In truth though, I know I will never do it, stubborn to the core even if it means snow pants and down jackets and early evenings spent with cold ears and fingers and excessive grumbling noises emanating from deep within.
While snow may not figure in my recreational pursuits, complaining about snow is a time-honoured Canadian recreation, where phrases like “enough snow for you?” are as common as ending a sentence with “eh”. The abundance of snow or the lack of snow, the speed with which it falls, how it clings to the road and your nose and eyelashes; these are all things about which we, as Canadians, feel we have a national right to complain, and so we do.
One of my favourite snow memories is from a country across the ocean, where large amounts of snowfall are very uncommon. We had just landed at Heathrow in London for the Christmas holidays, and only hours before the airport would shut for several days due to excessive snow accumulation and a complete lack of snow clearing equipment ( a turn of events that turned that Christmas season into complete chaos for thousands of travellers in Britain).

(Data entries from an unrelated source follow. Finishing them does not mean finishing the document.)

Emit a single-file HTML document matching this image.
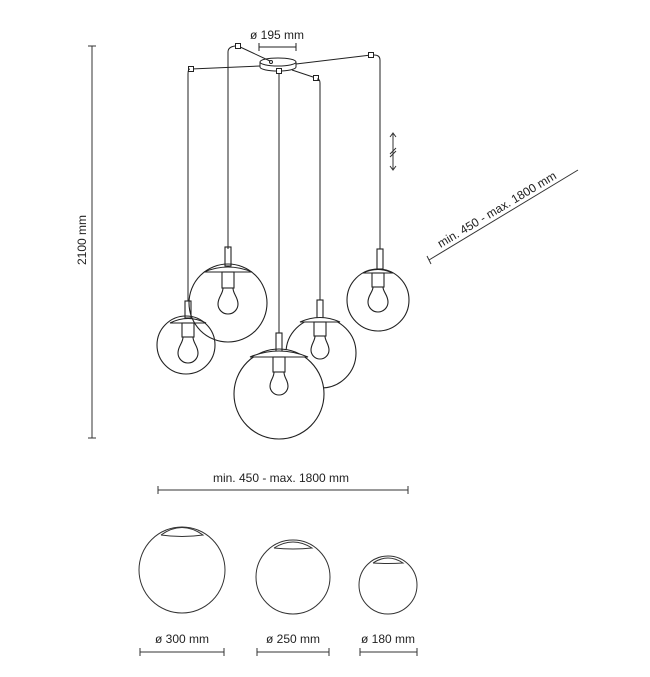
<!DOCTYPE html>
<html><head><meta charset="utf-8"><style>
html,body{margin:0;padding:0;background:#fff;}
svg{display:block;}
text{font-family:"Liberation Sans",sans-serif;fill:#222;}
</style></head><body>
<svg width="650" height="677" viewBox="0 0 650 677" xmlns="http://www.w3.org/2000/svg">
<g stroke="#222" fill="none" stroke-width="1">
<line x1="259" y1="47" x2="296" y2="47"/><line x1="259" y1="43" x2="259" y2="51"/><line x1="296" y1="43" x2="296" y2="51"/>
<path d="M260 62 A18 4 0 0 1 296 62 L296 67 A18 4 0 0 1 260 67 Z" fill="#fff"/>
<path d="M260 62 A18 4 0 0 0 296 62"/>
<circle cx="271" cy="62" r="1.5"/>
<line x1="238" y1="46" x2="270" y2="61"/>
<line x1="191" y1="69" x2="260" y2="66"/>
<line x1="371" y1="55" x2="296" y2="64"/>
<line x1="316" y1="78" x2="292" y2="70"/>
<rect x="235.5" y="43.5" width="5" height="5" fill="#fff"/>
<rect x="188.5" y="66.5" width="5" height="5" fill="#fff"/>
<rect x="368.5" y="52.5" width="5" height="5" fill="#fff"/>
<rect x="313.5" y="75.5" width="5" height="5" fill="#fff"/>
<rect x="276.5" y="68.5" width="5" height="5" fill="#fff"/>
<path d="M188 301 V74 Q188 69 190 69"/>
<path d="M228 249 V52 Q228 47 235 46"/>
<path d="M279 333 V74"/>
<path d="M320 300 V83 Q320 79 317 79"/>
<path d="M380 249 V60 Q380 55 374 55"/>
</g>
<g stroke="#222" fill="none" stroke-width="1.1">
<circle cx="186" cy="345" r="29"/>
<rect x="185" y="301" width="6" height="17"/>
<path d="M170 323 Q188 314 206 323 Z" fill="#fff"/>
<rect x="182" y="323" width="12" height="14"/>
<path d="M183 337 C183 343 178 346 178 353 A10 10 0 0 0 198 353 C198 346 193 343 193 337"/>
<circle cx="228" cy="303" r="39"/>
<rect x="225" y="247" width="6" height="19"/>
<path d="M204 272 Q228 262 252 272 Z" fill="#fff"/>
<rect x="222" y="272" width="12" height="16"/>
<path d="M223 288 C223 294 218 297 218 304 A10 10 0 0 0 238 304 C238 297 233 294 233 288"/>
<circle cx="321" cy="353" r="35"/>
<rect x="317" y="300" width="6" height="19"/>
<path d="M300 322 Q320 313 340 322 Z" fill="#fff"/>
<rect x="314" y="322" width="12" height="14"/>
<path d="M315 336 C315 341 311 344 311 350 A9 9 0 0 0 329 350 C329 344 325 341 325 336"/>
<circle cx="279" cy="394" r="45" fill="#fff"/>
<rect x="276" y="333" width="6" height="20"/>
<path d="M250 357 Q279 345 308 357 Z" fill="#fff"/>
<rect x="273" y="357" width="12" height="15"/>
<path d="M274 372 C274 378 270 380 270 386 A9 9 0 0 0 288 386 C288 380 284 378 284 372"/>
<circle cx="378" cy="300" r="31"/>
<rect x="377" y="249" width="6" height="20"/>
<path d="M363 273 Q378 266 393 273 Z" fill="#fff"/>
<rect x="372" y="273" width="12" height="14"/>
<path d="M373 287 C373 292 368 295 368 302 A10 10 0 0 0 388 302 C388 295 383 292 383 287"/>
</g>
<g stroke="#333" fill="none" stroke-width="1">
<line x1="92" y1="46" x2="92" y2="438"/><line x1="88" y1="46" x2="96" y2="46"/><line x1="88" y1="438" x2="96" y2="438"/>
<line x1="393" y1="134" x2="393" y2="169"/>
<path d="M390 137 L393 133 L396 137 M390 166 L393 170 L396 166"/>
<path d="M390 154 L396 148 M390 157 L396 151"/>
<line x1="429" y1="260" x2="578" y2="170"/><line x1="427" y1="256" x2="431" y2="264"/>
<line x1="158" y1="490" x2="408" y2="490"/><line x1="158" y1="486" x2="158" y2="494"/><line x1="408" y1="486" x2="408" y2="494"/>
<circle cx="182" cy="570" r="43"/>
<path d="M161 535 Q182 520 203 535 Q182 538 161 535"/>
<circle cx="293" cy="577" r="37"/>
<path d="M274 548 Q293 536 312 548 Q293 550 274 548"/>
<circle cx="388" cy="585" r="29"/>
<path d="M373 563 Q388 553 403 563 Q388 564 373 563"/>
<line x1="140" y1="652" x2="224" y2="652"/><line x1="140" y1="648" x2="140" y2="656"/><line x1="224" y1="648" x2="224" y2="656"/>
<line x1="257" y1="652" x2="329" y2="652"/><line x1="257" y1="648" x2="257" y2="656"/><line x1="329" y1="648" x2="329" y2="656"/>
<line x1="360" y1="652" x2="417" y2="652"/><line x1="360" y1="648" x2="360" y2="656"/><line x1="417" y1="648" x2="417" y2="656"/>
</g>
<text x="277" y="39" font-size="12" text-anchor="middle">ø 195 mm</text>
<text transform="translate(86,240) rotate(-90)" font-size="12" text-anchor="middle">2100 mm</text>
<text transform="translate(499,213) rotate(-31)" font-size="12" text-anchor="middle">min. 450 - max. 1800 mm</text>
<text x="281" y="482" font-size="12" text-anchor="middle">min. 450 - max. 1800 mm</text>
<text x="182" y="643" font-size="12" text-anchor="middle">ø 300 mm</text>
<text x="293" y="643" font-size="12" text-anchor="middle">ø 250 mm</text>
<text x="388" y="643" font-size="12" text-anchor="middle">ø 180 mm</text>
</svg>
</body></html>
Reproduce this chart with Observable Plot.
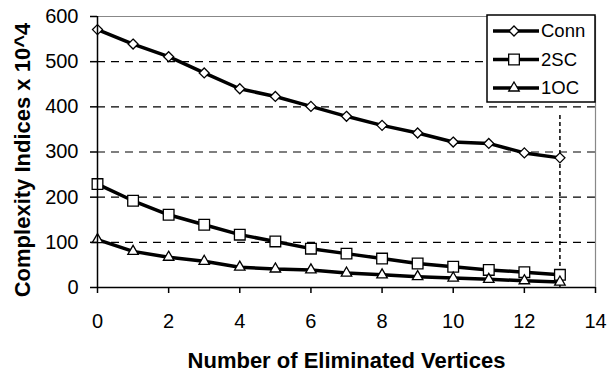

The snow in London was beautiful, but the British, despite their traditional stiff upper lip, were woefully unprepared for the Canadian-style snowstorm that seemed to arrive with us. When we left the hotel to explore a helpful doorman tried to hand us an umbrella, and all I could do was laugh as I explained how the weight of the snow would just collapse it. We watched as smartly dressed Londoners slipped and slid down London streets on their smooth-soled leather shoes. But slowly the magic of snow took over as random snowball fights began to break out between the most unlikely participants and snowmen began popping up on street corners and even in the centre of one intersection.
We wandered from shop to shop, revelling in our first British experience and watching as the British greeted an abundance of snow that just kept falling. Finally, we wandered into one shop where the shopkeeper was hopelessly trying to remove inches of thick, wet snow from his entry way with a kitchen broom.
He looked at me and sighed, the kind of deep British sigh I would come to know and love, said, “Can you believe I don’t even OWN a shovel?” in the most delightful British accent, and went back to listlessly attempting to move mounds of snow that were quite intent on remaining.
Ah, winter. Can’t live with you and can’t imagine life without your soft fluffy white flakes of dazzling brilliance, falling from the sky and making me crazy at the exact same time you fill my heart with wonder. And, at least, I own a shovel.